LGBTQ people of color across campus came together to showcase their talent by filling the entire space of the MLK Lounge in the Frank W. Hale Jr. Black Cultural Center with a diverse mix of performance art.
The annual QPOC Talent Show hosted by SHADES, the student organization for LGBTQ people of color, took place Wednesday evening with audience members experiencing poetry, dancing, music and stand-up comedy.
Akul Gulrajani, a third-year in computer science and engineering and an active club member, said the talent show gives queer people of color an opportunity they do not usually get.
“The QPOC talent show is our night,” Gulrajani said. “It’s a way for queer people of color to showcase their talents and in particular, not be outshined by their white peers.”
The evening began with free food and chatter while audience members waited for the show to begin. Among the performers was Ogechi Mgbudem, a third-year in French and the club’s secretary, who sang Janelle Monae’s, “It’s Cold,” a song she said she knows by heart and to which she can relate.
“It’s about rejection from someone that you love and someone that you thought things would work out with,” Mgbudem said.
This was Mgbudem’s second QPOC talent show, and though she has been singing since grade school, she said she felt anxious when she performed for the first time. It was the overwhelming amount of support from audience and club members that gave her the confidence to continue her passion.
Mgbudem said she struggled with the fear of searching for a group like SHADES when she started at Ohio State because she hadn’t fully accepted herself.
“To seek other people out is to acknowledge this part of yourself, and when you’re not in a position to acknowledge that part, it gets a bit uncomfortable,” Mgbudem said.
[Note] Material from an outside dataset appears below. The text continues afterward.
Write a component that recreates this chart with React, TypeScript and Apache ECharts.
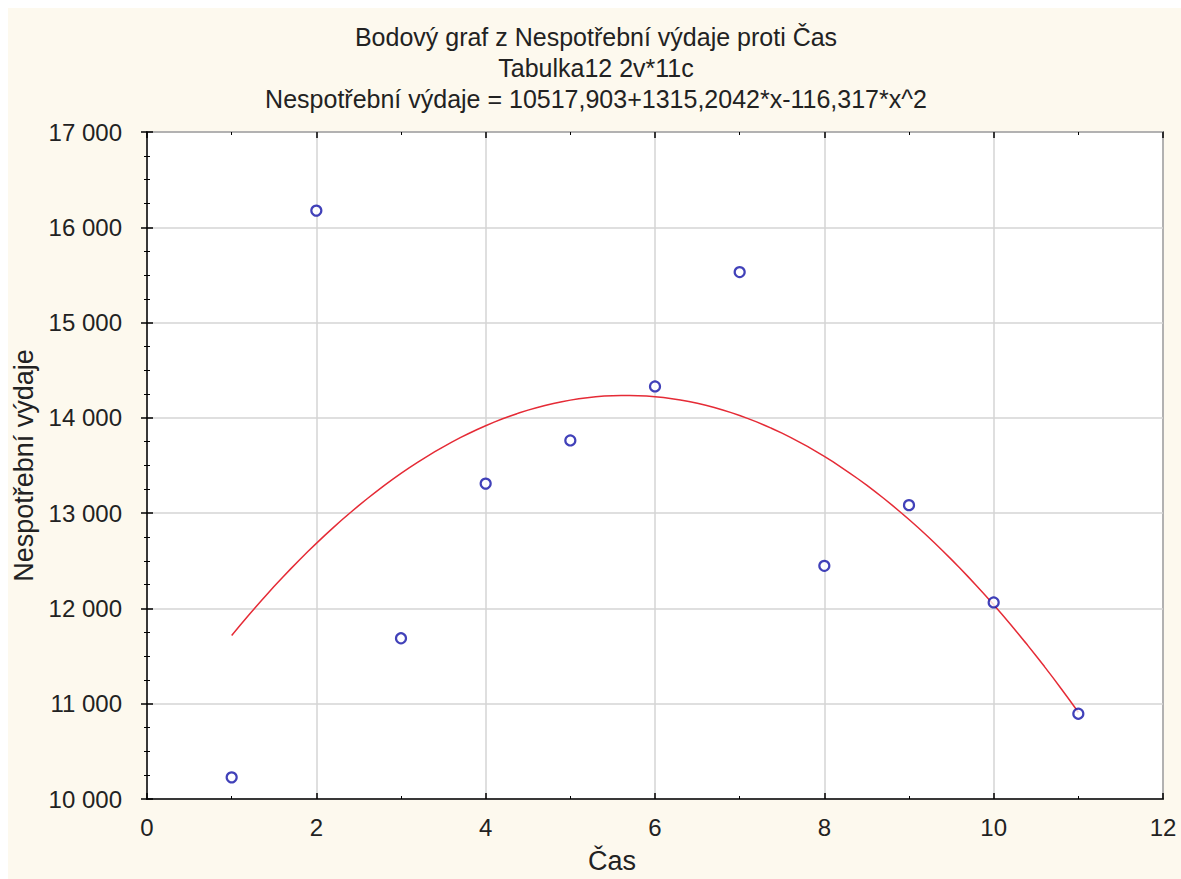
import React, { useEffect, useRef } from "react";
import * as echarts from "echarts";

const titleLines = [
  "Bodový graf z Nespotřební výdaje proti Čas",
  "Tabulka12 2v*11c",
  "Nespotřební výdaje = 10517,903+1315,2042*x-116,317*x^2",
];
const xName = "Čas";
const yName = "Nespotřební výdaje";
const casValues = [1, 2, 3, 4, 5, 6, 7, 8, 9, 10, 11];
const vydajeValues = [10227, 16175, 11687, 13310, 13763, 14330, 15530, 12447, 13084, 12063, 10895];
// regression coefficients from the chart's subtitle (a, b, c for a + b*x + c*x^2)
const fitCoefficients = [10517.903, 1315.2042, -116.317];
const fitRange = [1, 11];

const fmt = (v: number) => {
  const s = String(Math.round(v));
  return s.replace(/\B(?=(\d{3})+(?!\d))/g, " ");
};

export default function App() {
  const ref = useRef<HTMLDivElement>(null);
  useEffect(() => {
    if (!ref.current) return;
    const chart = echarts.init(ref.current, undefined, { renderer: "svg" });
    const [a, b, c] = fitCoefficients;
    const fit: number[][] = [];
    const steps = 100;
    for (let i = 0; i <= steps; i++) {
      const x = fitRange[0] + ((fitRange[1] - fitRange[0]) * i) / steps;
      fit.push([x, a + b * x + c * x * x]);
    }
    const font = "Liberation Sans, Arial, sans-serif";
    const tickCommon = { inside: true, length: 6, lineStyle: { color: "#000", width: 1.5 } };
    const minor = { show: true, length: 3, lineStyle: { color: "#000", width: 1 } };
    chart.setOption({
      animation: false,
      backgroundColor: "#FDF9EE",
      textStyle: { fontFamily: font },
      title: titleLines.map((t, i) => ({
        text: t,
        left: 583,
        top: 11 + i * 31,
        textAlign: "center",
        textStyle: { fontSize: 25, fontWeight: "normal", color: "#222", fontFamily: font },
      })),
      grid: {
        left: 139,
        right: 18,
        top: 124,
        bottom: 80,
        containLabel: false,
        outerBoundsMode: "none",
        show: true,
        backgroundColor: "#fff",
        borderColor: "#111",
        borderWidth: 1.5,
      },
      xAxis: [
        {
          type: "value",
          min: 0,
          max: 12,
          interval: 2,
          name: xName,
          nameLocation: "middle",
          nameGap: 48,
          nameTextStyle: { fontSize: 27, color: "#222", padding: [0, 86, 0, 0] },
          axisLine: { lineStyle: { color: "#111", width: 1.5 } },
          axisTick: tickCommon,
          minorTick: { ...minor, splitNumber: 2 },
          axisLabel: { fontSize: 24, color: "#222", margin: 16 },
          splitLine: { show: true, lineStyle: { color: "#D4D4D4", width: 1.5 } },
        },
        {
          type: "value",
          position: "top",
          min: 0,
          max: 12,
          interval: 2,
          axisLine: { show: false },
          axisTick: tickCommon,
          minorTick: { ...minor, splitNumber: 2 },
          axisLabel: { show: false },
          splitLine: { show: false },
        },
      ],
      yAxis: [
        {
          type: "value",
          min: 10000,
          max: 17000,
          interval: 1000,
          name: yName,
          nameLocation: "middle",
          nameGap: 103,
          nameRotate: 90,
          nameTextStyle: { fontSize: 27, color: "#222" },
          axisLine: { show: true, lineStyle: { color: "#111", width: 1.5 } },
          axisTick: { show: true, ...tickCommon },
          minorTick: { ...minor, splitNumber: 4 },
          axisLabel: { fontSize: 24, color: "#222", margin: 25, formatter: (v: number) => fmt(v) },
          splitLine: { show: true, lineStyle: { color: "#D4D4D4", width: 1.5 } },
        },
        {
          type: "value",
          position: "right",
          min: 10000,
          max: 17000,
          interval: 1000,
          axisLine: { show: false },
          axisTick: { show: true, ...tickCommon },
          minorTick: { ...minor, splitNumber: 4 },
          axisLabel: { show: false },
          splitLine: { show: false },
        },
      ],
      series: [
        {
          type: "line",
          data: fit,
          showSymbol: false,
          symbol: "none",
          lineStyle: { color: "#E52B36", width: 1.5 },
          z: 2,
        },
        {
          type: "scatter",
          data: casValues.map((x, i) => [x, vydajeValues[i]]),
          symbol: "circle",
          symbolSize: 10,
          itemStyle: { color: "#fff", borderColor: "#1212A8", borderWidth: 2.2 },
          z: 3,
        },
      ],
    });
    return () => chart.dispose();
  }, []);
  return (
    <div
      ref={ref}
      style={{ position: "fixed", left: 8, top: 8, width: 1173, height: 871 }}
    />
  );
}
Her active role in the club, however, is something Mgbudem said has given her the comfort and acceptance for which she yearned.
“I feel more confident in who I am because I know people who are like me,” Mgbudem said.
Sam Yakin, a fourth-year in psychology and anthropology and the co-president of SHADES, said the talent show is what the club is working to establish as something for which they’re known.
Aside from the yearly show, Yakin said the club has weekly meetings that range from discussing different topics to a more relaxed setting where members can interact with each other.
Yakin said he found a community in the club and that he would not be the same person without it.
“This club is definitely my chosen family. These are my friends, my family, and I’m really close to them,” Yakin said.